È un ampio fabbricato a pianta rettangolare circondato da mura e quattro torrioni. All’interno troviamo la chiesa barocca della seconda metà del ‘700 con campanile e interno a croce greca e un bell’organo barocco riccamente intagliato. Sopra il portale d’ingresso, splende il coro ligneo posto nell’abside e dei bellissimi armadi intagliati. La cappella Cantelmo presenta un notevole ciclo d’affreschi del ’400 e un sarcofago quattrocentesco contenente le salme di Raimondo e Restaino Cantelmo. Si scende in una chiesetta a pianta irregolare con un porticato, un cortile rettangolare detto dei nobili e un refettorio, tipico ambiente monastico del ‘600. Poco distante dalla badia Morronese si scorgono i resti del Santuario di Ercole Curino, costituito da tre grandi terrazze addossate alla montagna. Sul livello inferiore si allineavano una serie di ambienti come tante grotticelle, le famose “poté che di Ovidio”. Per mezzo di due rampe di scale laterali si saliva al terrazzo sovrastante e da questo, per mezzo di una scala di 21 gradoni articolata in due rampe posizionate a squadra, al ripiano superiore.
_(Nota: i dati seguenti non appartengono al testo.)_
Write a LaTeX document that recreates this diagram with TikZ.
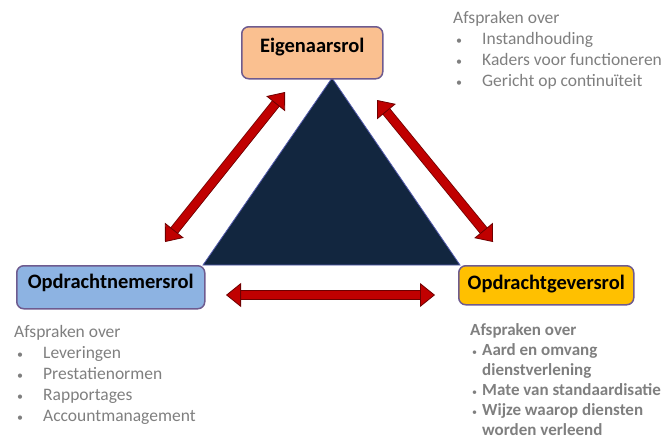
\documentclass[tikz,border=0pt]{standalone}
\usepackage{fontspec}
\setmainfont{Carlito}
\usetikzlibrary{arrows.meta}
\definecolor{peach}{HTML}{FAC090}
\definecolor{rolblue}{HTML}{8DB3E2}
\definecolor{rolgold}{HTML}{FFC000}
\definecolor{rolframe}{HTML}{6E5B8F}
\definecolor{navy}{HTML}{12263F}
\definecolor{arrowred}{HTML}{C00000}
\definecolor{arrowdark}{HTML}{6E0000}
\definecolor{notegray}{HTML}{7F7F7F}
\tikzset{
  rolbox/.style={draw=rolframe, line width=1.5pt, rounded corners=7pt, inner sep=0pt, anchor=north west,
    font=\fontsize{20.5}{24}\selectfont\bfseries},
  note/.style={anchor=base west, inner sep=0pt, text=notegray, font=\fontsize{17.5}{21}\selectfont},
  redtip/.tip={Triangle[length=15pt,width=24pt,line width=0.8pt,color=arrowdark,fill=arrowred]},
  redarrow/.style={line width=8pt, draw=arrowred, arrows={redtip-redtip},
    preaction={draw=arrowdark, line width=9.6pt, arrows=-, shorten <=10pt, shorten >=10pt}}
}
\newcommand{\bul}{{\fontsize{12}{12}\selectfont\mdseries\textbullet}}
\newcommand{\smallbul}{{\fontsize{10}{10}\selectfont\mdseries\textbullet}}
\begin{document}
\begin{tikzpicture}[x=1pt,y=-1pt]
        \useasboundingbox (0,0) rectangle (669,440);
        \fill[navy, draw=navy!60!blue!70!white, line width=0.8pt] (332,78) -- (460,265) -- (203,265) -- cycle;
        \node[rolbox, fill=peach, minimum width=141pt, text height=26pt, text depth=26pt] (eigenaar) at (241,26) {Eigenaarsrol};
        \node[rolbox, fill=rolblue, minimum width=188pt, text height=23pt, text depth=20pt] (nemer) at (16,265) {Opdrachtnemersrol};
        \node[rolbox, fill=rolgold, minimum width=175pt, text height=24pt, text depth=15pt] (gever) at (458,265) {Opdrachtgeversrol};
        \coordinate (nemerup) at (165,242);
        \coordinate (eigenaarleft) at (285,92);
        \coordinate (eigenaarright) at (377,100);
        \coordinate (geverup) at (493,242);
        \coordinate (nemerright) at (226,295);
        \coordinate (geverleft) at (435,295);
        \draw[redarrow] (nemerup) -- (eigenaarleft);
        \draw[redarrow] (eigenaarright) -- (geverup);
        \draw[redarrow] (nemerright) -- (geverleft);
        \node[note] (eigenaarnote) at (453,23) {\begin{tabular}[t]{@{}p{29pt}@{}l@{}}
            \multicolumn{2}{@{}l@{}}{Afspraken over}\\
            \hspace*{3pt}\bul & Instandhouding\\
            \hspace*{3pt}\bul & Kaders voor functioneren\\
            \hspace*{3pt}\bul & Gericht op continuïteit
          \end{tabular}};
        \node[note] (nemernote) at (14,337) {\begin{tabular}[t]{@{}p{29pt}@{}l@{}}
            \multicolumn{2}{@{}l@{}}{Afspraken over}\\
            \hspace*{3pt}\bul & Leveringen\\
            \hspace*{3pt}\bul & Prestatienormen\\
            \hspace*{3pt}\bul & Rapportages\\
            \hspace*{3pt}\bul & Accountmanagement
          \end{tabular}};
        \node[note, font=\fontsize{17}{20}\selectfont\bfseries] (gevernote) at (470,335) {\begin{tabular}[t]{@{}p{12pt}@{}l@{}}
            \multicolumn{2}{@{}l@{}}{Afspraken over}\\
            \hspace*{2pt}\smallbul & Aard en omvang\\
             & dienstverlening\\
            \hspace*{2pt}\smallbul & Mate van standaardisatie\\
            \hspace*{2pt}\smallbul & Wijze waarop diensten\\
             & worden verleend
          \end{tabular}};
\end{tikzpicture}
\end{document}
All’inizio della seconda rampa è posto un grosso cubo in pietra per raccogliere le offerte dei devoti e sulla sommità una fontana alimentata da una sorgente. Sul terrazzo sono stati rimessi in luce avanzi del sacello con pavimentazione a mosaico di origine ellenistica e muri perimetrali affrescati.
Durante le campagne di scavo sono tornati alla luce preziosi reperti, tra i quali un’ara di bronzo e una statuetta raffigurante Eracle in riposo. Ai margini del santuario avanzi di mura della chiesa di S.Maria in Criptis fatta costruire da Pietro Angelerio.
A mezza costa tra le montagne si può ammirare S. Onofrio, l’eremo di Celestino V, dove nel 1294 l’umile eremita fu chiamato da Carlo Martello per essere incoronato pontefice nella città dell’Aquila.
La chiesetta è rettangolare con ai lati gli altari di Sant’Antonio e Sant’Onofrio. La cella dell’eremita è tutta affrescata da mastro Gentileda Sulmona, un artista contemporaneo di Pietro Angelerio. Al centro della cappella è posto un altarino in pietra con una immagine del crocifisso.
Attraversando un corridoio si accede alle altre celle arredate con dipinti e tempere e da qui si scende al loggiato inferiore da cui è possibile ammirare un vasto panorama e accedere al piccolo giardino tre le rocce.
Durante l’ultima guerra mondiale l’eremo subì gravi danneggiamenti in seguito ai bombardamenti aerei.
Tra le manifestazioni caratteristiche di Sulmona ricordiamo la processione del venerdì Santo rievocata da tempo immemorabile la sera del venerdì Santo e la sacra rappresentazione della “Madonna che scappa in piazza” di origine antichissima che si ripete ogni anno la mattina del giorno di Pasqua.